After leaving the office I go down to the warehouse for no particular reason. I wander down the aisles, all lined with enormous shelves stacked with tiles and shower screens, toilet bowls and bathtubs, but I don’t stay there long. I prefer the building materials piled up outside: gravel, cement, reinforced concrete beams, breeze-blocks, sand. I often stroll among the heaps of building materials that become invisible once they’ve been used – cities are built with them but hardly anyone is aware of their existence. I like to lose myself among the pallet-loads of bricks and the mounds of sand, not only because it’s another way of escaping from work while giving the impression that I’m doing something useful but also because these materials bring me closer to my work itself. They are solid objects and piles of stuff that become detached from reality and achieve the perfection of imaginary objects when you’re putting a quote together.
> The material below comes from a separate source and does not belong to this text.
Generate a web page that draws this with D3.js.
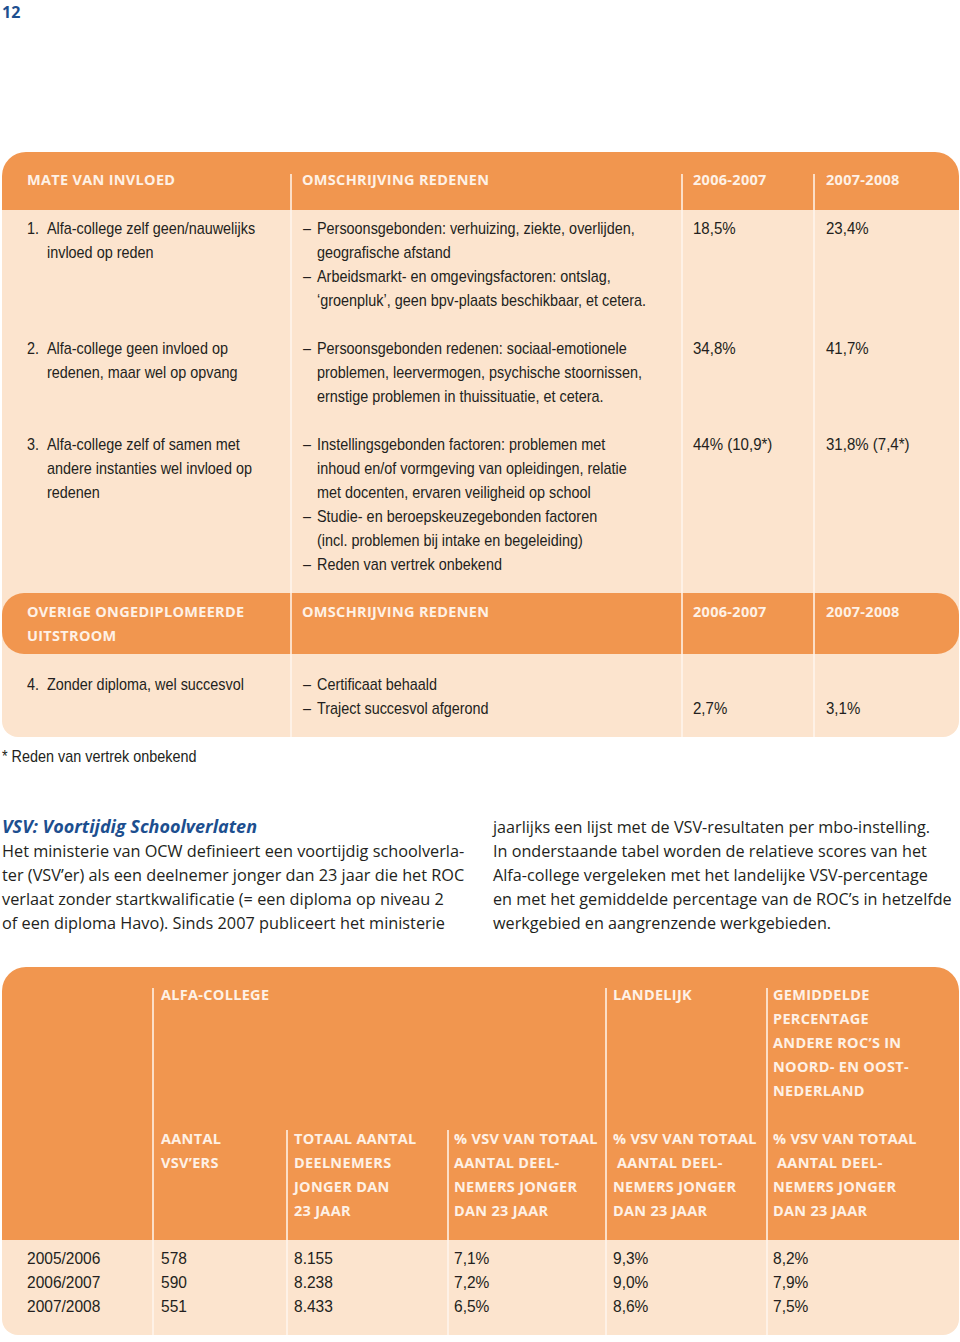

The physical materials have defects, broken corners, rough surfaces that accumulate dust, and as I go by I run my hand over the bricks and breeze-blocks, I run my fingers through the gravel or sand just as I did when I was a child, plunging my hands into bags of pulses or pouring them out on to the table. Touching things made me feel they were solid and took me away from school where they only told you about abstract things, which you can’t tread underfoot and which have no taste or smell or substance. When I was a boy I wanted to be a farmer. I used to picture myself riding on a tractor, my whole body shaking with the engine’s vibrations, forced to squint because of the sun reflecting off the bonnet, relishing the smell of diesel and cereals. I can’t remember how on earth the adolescent I once was decided to study business administration. If I could, I’d go back in time and shake him out of that stupor he wasted his time in, lethargic and detached, like a man overboard adrift on the sea. I’d shake him gently and tell him, ‘Hey, don’t make that mistake. You’ll regret it, believe me.’ But then he would have shrugged his shoulders and flicked back his lank fringe with a sudden jerk of his head, smiling like someone who doesn’t understand a joke that they’ve just been told.

‘Can I help you?’

The warehouse manager is watching over his domain like Cerberus, but instead of three heads he’s just got the one. It’s so enormous that you immediately think he must have had some terrible disease as a child, some secret disability. He always wears a baseball cap emblazoned with the initials of some team or corporation. He doesn’t like me being there. Maybe because he has a strong sense of class consciousness. He’s always bad-tempered when anyone from upstairs (in other words, anyone belonging to that other class whose only experience of physical effort comes from doing sport or keeping in shape and whose hands are free from calluses and cracks, grease and dust) asks him a question about some type of material or other or about delivery times. His off-hand response always seems to convey the message that in his opinion he’s the one who knows the best way to manage the stocks, plan the delivery rounds and get in more supplies, and that the reason he knows all this is because he has learned it on the job and not, like us, in some lecture hall. The rest of us are intruders, the absentee landlords riding on the backs of the labourers.